Ziplines & Bus Rides

Waking up at 5:00 a.m. may seem a bit extreme, especially for a group of high schoolers, but that didn’t stop some of our SSTTers. Around 10 students rose with the sun to plunge into Lago Atitlan. The water, though frigid at first, quickly became much warmer than the air around our students. Luckily the rising sun provided great photo opportunities for the students as they snapped some pictures of each other in the water.

Leaving our hotel in San Juan on Lago Atitlan was hard, to say the least. It’s difficult to leave a place so beautiful, but it’s also a sign of our time coming to an end here in Guatemala. Tomorrow will mainly consist of readjusting and reflecting on our time together as well as attending our last two class sessions and going to a park. Time has flown for this group these past two weeks. Many of them have mentioned how it feels as though these two weeks have felt both incredibly short, and yet they feel like they’ve known each other for far longer than they’ve been together.

So, after breakfast this morning, all twenty-five of us hopped on a boat for the other side of Lago Atitlan. The boat ride across Atitlan (about 10 kilometers) takes roughly thirty minutes, but no one was complaining, especially when being surrounded by mountains and volcanoes in the middle of a pristine body of water.

Before heading back to Guatemala City, however, we made an extended stop for some zip-lining and lunch at the Atitlan Nature Reserve. We quickly and excitedly signed our lives away on a certificate to enter this adrenaline-filled reserve. We had around an hour of free time to explore the butterfly geodome and the trails before getting suited up in our harnesses and helmets.

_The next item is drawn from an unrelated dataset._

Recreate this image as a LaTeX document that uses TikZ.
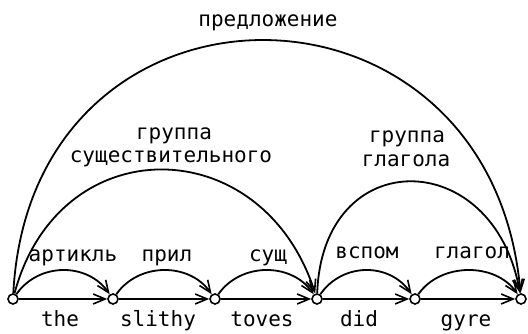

The hike to our first zip-lining platform was a 25-minute uphill journey. Students bravely crossed suspension bridges and a towering waterfall to reach our destination. At the first platform, we waited for our guides to take the first crack at the zip line. A few of them needed to get across first to ensure that we’d brake safely upon arriving at the other side. Our program assistants and leaders were stuck near the end of the line which ensured that we’d be able to watch each student fly across the ravine. We continued flying back and forth across a ravine overlooking Lago Atitlan eight times, with some zips being 40 seconds long and some as short as 10 seconds. There was an eagerness to continue the sky-borne adventure but everything must come to an end. Safe to say we have some adrenaline junkies in the group.

Who knew that after an hour and half of zip-lining and high-ropes-course crossing that these twenty students could be so hungry. We ate lunch under the plant-covered canopy of the nature reserve. A distant relative of the raccoon scrambled around outside where we ate. Some notable events from lunch include a ferocious quarrel between two Coatti, and uncovering an ancient method of eating spaghetti.

If you haven’t noticed yet, we’ve had the best luck when traveling to and from activities, especially ones out of Guatemala City (news flash, we haven’t). So who would have guessed that after our first eight-hour travel to Atitlan, it would take another six to return to SEMILLA? Certainly not these twenty students. But luckily, they were able to keep their active minds at bay by playing games like Contact, heads up, hangman, and simply having conversations about what life will look like after SSTT. This evening it’s good to be “home” at SEMILLA, and back in our familiar rooms.